Cable business very difficult to evaluate based on ratio analysis. By their nature they require a fair amount of capital and it is in shareholder interest to leverage equity with debit. This can lead to neg book as in the case of UIHIA (depreciation eaten through equity). This spin of UPC amounts to recapitalization. Breakeven date for cash flow and future cash flow analysis is the way to value these business's. UPC cash flow assumptions are very reasonable. Attractiveness here is the cable is viewed as a franchise with lots of barriers to entry and "unrealised" growth potential (via broadband I Net and telephone).
I spent two days trying too understand this while UIHIA went from 34 to 44 when I jumped in.
Dave I've got a great value play called QFAB. Right now it's at .59 of book and a leadership position in their business. Unfortunatly I bought when it was at .75 to .85 of book ($5-6/share as it was a great buy then) and now it's $4/share. It's a super value right now, but has been dead money for 3 months and may continue to be dead money for another 2-6 months. Additionally if the market suffers a setback so will QFAB and then it'll be a really really super buy. In the last two weeks UIHIA has nearly doubled. Go figure.
Regards, Mad2 (part time value investor)



To: jjs_ynot who wrote (92)2/7/1999 7:47:00 PM
From: steve host  Read Replies (1) | Respond to of 489
 
Hmm what is Bid.com's book/break up value and profit margin. It's a laugh.

The fact is the remaining debt (which obviously you ignore the value of their other assets) has absolutly no relation to the the ratio between 2/1 ratio between UPC and UIHIA. Again the debt figure is a FIXED component, it does not change with the price so you don't reduce the ratio of the value of the increase in UPC to UIHIA value.

Again, we disagree and we will see who is correct this week - don't buy it or sell short I really don't care.



To: jjs_ynot who wrote (92)2/7/1999 8:36:00 PM
From: steve host  Read Replies (1) | Respond to of 489
 
Dave - OT
"I prefer to buy stocks that have a debt-to-equity ratio of less than 0.5. Then I own the company as a stockholder not the banks as a lender." Is this what you call safe investing -- Bid.com - (you can stick with that company, I will stick with UIHIA and its interest in UPC and the other cable companies around the world) From another good post:

Bid.com on the Toronto exchange - the facts about its cash position, talk about risk:
+ $ 2.177 mill. Cash 12/31/97 as per filed documents
($12.875 mill.) loss 9/30/98 ending 3rd qtr.per. statements
($10.698 mill. ) sub total approx. deficit 9/30/98
+ $ 6.800 mill. proceeds * cash *from 3 equity sales to 9/30/98
($ 3.798 mill.) deficit approx. ending 9/30/98
+ $10.000 mill. proceeds approx.from last placement Nov.98

+ $ 6.202 mill. net operating cash balance approx.
($10.00 mill.) est.loss 4 qtr. based on burn /sales
($ 3.800 mill.) deficit est. approx. ending 12/31/98

This loss 4 qtr. could be larger if they had greater sales or conversely less if companies estimates of projected sales weren't met. Figure is assuming historical burn rate & loss to sales ratios.

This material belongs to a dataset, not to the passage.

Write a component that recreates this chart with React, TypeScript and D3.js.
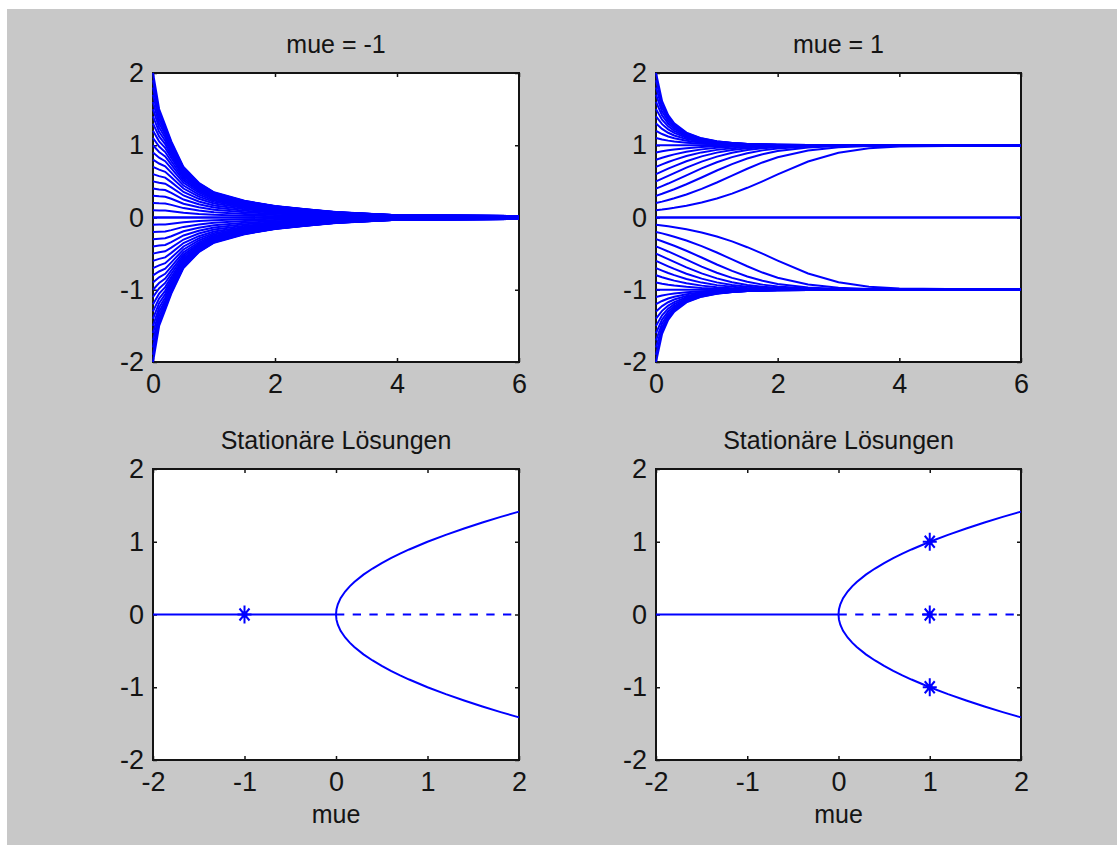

** Rodgers provides some cash & $6.00 mill. approx. towards future advertising as part payment of their getting shares NOT CASH ($12.8 mill. total proceeds of the 3 equity sales)

Since we are into mid Feb. I would presume the deficit is now much greater.

BII deficit at the end of 9/30/98 was $21,846,787 or $32,000,000 approx. 12/31/98 EST.if losses to sales are historical.